Dataset section

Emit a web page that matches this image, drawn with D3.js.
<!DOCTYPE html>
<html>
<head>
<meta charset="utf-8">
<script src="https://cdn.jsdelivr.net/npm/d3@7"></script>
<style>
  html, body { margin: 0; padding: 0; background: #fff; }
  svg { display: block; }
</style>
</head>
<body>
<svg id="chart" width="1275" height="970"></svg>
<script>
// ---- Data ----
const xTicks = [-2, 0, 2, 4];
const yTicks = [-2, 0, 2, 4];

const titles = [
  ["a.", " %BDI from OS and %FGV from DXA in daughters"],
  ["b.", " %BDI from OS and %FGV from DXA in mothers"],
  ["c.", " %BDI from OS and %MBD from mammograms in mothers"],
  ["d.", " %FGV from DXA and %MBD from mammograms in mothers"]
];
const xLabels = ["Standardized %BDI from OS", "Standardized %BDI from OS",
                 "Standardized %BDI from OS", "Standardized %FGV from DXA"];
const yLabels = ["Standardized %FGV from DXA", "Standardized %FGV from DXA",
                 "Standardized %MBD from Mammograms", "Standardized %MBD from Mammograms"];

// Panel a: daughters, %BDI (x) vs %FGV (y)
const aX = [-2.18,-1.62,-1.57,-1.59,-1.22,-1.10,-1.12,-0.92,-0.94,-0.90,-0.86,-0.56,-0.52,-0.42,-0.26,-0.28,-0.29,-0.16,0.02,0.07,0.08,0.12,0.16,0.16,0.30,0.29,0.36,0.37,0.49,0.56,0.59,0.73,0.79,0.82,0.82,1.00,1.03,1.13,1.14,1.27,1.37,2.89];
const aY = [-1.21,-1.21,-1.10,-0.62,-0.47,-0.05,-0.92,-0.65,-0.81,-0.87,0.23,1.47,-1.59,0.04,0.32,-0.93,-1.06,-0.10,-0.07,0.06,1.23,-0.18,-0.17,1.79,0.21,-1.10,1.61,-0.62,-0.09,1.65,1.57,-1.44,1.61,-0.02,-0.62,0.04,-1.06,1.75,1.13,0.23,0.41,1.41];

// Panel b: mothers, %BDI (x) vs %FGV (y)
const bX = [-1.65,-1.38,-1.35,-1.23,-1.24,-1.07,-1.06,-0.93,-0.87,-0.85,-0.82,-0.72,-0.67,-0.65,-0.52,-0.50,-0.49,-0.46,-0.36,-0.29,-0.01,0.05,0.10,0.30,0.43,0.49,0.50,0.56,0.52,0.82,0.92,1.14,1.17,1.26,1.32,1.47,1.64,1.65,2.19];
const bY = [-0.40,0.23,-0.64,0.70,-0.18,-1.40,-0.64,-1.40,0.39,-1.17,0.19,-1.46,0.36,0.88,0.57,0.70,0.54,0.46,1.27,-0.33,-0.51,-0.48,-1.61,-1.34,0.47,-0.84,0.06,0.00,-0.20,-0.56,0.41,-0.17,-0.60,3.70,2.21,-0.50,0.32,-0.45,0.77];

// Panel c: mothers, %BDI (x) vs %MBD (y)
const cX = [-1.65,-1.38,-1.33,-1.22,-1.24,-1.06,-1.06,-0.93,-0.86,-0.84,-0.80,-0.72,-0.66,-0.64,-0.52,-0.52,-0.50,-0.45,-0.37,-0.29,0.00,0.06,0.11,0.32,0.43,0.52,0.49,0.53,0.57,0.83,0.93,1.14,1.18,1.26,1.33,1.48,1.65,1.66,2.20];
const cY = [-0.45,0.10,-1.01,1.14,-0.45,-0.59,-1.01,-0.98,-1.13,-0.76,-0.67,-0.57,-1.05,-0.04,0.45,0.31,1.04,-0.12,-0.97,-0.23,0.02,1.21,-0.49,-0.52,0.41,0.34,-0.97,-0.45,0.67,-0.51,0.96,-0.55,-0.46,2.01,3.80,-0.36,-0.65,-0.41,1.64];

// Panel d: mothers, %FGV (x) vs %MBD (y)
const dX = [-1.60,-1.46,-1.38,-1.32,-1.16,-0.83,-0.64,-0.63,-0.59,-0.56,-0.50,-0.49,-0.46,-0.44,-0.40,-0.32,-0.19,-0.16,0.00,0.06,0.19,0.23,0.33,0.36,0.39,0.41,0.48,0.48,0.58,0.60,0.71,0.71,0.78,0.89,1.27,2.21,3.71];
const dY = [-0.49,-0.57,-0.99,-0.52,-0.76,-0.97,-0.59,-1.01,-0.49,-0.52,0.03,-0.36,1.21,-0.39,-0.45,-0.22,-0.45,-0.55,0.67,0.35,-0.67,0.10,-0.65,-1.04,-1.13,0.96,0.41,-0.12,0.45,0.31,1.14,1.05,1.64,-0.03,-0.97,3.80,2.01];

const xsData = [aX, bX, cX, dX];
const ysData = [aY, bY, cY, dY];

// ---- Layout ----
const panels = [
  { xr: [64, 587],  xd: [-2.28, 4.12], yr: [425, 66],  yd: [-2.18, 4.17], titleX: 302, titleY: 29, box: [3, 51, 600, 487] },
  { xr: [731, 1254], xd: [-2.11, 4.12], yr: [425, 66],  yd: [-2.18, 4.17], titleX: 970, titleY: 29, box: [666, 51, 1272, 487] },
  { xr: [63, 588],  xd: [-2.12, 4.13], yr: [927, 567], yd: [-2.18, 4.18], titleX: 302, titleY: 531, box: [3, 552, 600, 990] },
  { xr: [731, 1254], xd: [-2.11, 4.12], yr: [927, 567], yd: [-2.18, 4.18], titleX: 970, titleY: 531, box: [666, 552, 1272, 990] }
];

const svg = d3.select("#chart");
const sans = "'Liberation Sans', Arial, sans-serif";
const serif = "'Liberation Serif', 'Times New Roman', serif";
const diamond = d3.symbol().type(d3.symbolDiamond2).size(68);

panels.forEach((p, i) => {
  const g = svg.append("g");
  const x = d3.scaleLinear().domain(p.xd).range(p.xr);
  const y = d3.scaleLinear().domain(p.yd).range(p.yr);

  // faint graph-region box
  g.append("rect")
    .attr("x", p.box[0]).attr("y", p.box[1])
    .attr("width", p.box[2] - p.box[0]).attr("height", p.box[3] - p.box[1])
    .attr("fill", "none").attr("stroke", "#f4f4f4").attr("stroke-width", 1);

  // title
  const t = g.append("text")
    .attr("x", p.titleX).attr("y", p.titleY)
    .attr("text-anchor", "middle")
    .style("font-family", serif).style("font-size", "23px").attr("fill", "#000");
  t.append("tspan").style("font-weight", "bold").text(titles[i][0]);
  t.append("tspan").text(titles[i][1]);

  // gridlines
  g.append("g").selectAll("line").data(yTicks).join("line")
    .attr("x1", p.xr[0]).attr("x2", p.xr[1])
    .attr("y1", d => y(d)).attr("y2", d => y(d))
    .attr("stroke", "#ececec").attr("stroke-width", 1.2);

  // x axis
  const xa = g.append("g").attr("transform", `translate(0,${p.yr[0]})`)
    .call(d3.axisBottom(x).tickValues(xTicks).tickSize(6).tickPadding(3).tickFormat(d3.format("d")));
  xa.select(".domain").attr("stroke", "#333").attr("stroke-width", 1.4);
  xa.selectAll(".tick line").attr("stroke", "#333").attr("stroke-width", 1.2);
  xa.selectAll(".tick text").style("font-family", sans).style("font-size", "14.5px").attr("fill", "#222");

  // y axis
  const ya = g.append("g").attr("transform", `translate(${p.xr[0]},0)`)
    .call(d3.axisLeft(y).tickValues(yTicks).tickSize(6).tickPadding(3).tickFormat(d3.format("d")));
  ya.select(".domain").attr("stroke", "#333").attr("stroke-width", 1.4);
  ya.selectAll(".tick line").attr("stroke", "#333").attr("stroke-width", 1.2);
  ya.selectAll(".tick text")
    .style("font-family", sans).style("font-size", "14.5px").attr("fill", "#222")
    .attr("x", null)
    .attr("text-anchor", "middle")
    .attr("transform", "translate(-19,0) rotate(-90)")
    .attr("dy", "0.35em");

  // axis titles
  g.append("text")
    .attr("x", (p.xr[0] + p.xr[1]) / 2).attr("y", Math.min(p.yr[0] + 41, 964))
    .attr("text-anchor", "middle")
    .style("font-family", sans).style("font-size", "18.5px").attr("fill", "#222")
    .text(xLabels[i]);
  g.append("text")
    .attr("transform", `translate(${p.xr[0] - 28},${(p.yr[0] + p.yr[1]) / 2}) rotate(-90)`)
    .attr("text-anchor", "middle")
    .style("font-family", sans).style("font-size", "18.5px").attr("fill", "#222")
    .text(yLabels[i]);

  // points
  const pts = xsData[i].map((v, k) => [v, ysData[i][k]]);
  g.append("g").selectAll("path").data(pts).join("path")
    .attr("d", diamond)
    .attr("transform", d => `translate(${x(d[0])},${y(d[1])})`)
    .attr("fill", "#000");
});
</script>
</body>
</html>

Aim of the task
The lines from the top of the data above down to the line containing "const yTicks = [-2, 0, 2, 4];" are to be copied exactly; no other line should appear.

Solution below
Emit a web page that matches this image, drawn with D3.js.
<!DOCTYPE html>
<html>
<head>
<meta charset="utf-8">
<script src="https://cdn.jsdelivr.net/npm/d3@7"></script>
<style>
  html, body { margin: 0; padding: 0; background: #fff; }
  svg { display: block; }
</style>
</head>
<body>
<svg id="chart" width="1275" height="970"></svg>
<script>
// ---- Data ----
const xTicks = [-2, 0, 2, 4];
const yTicks = [-2, 0, 2, 4];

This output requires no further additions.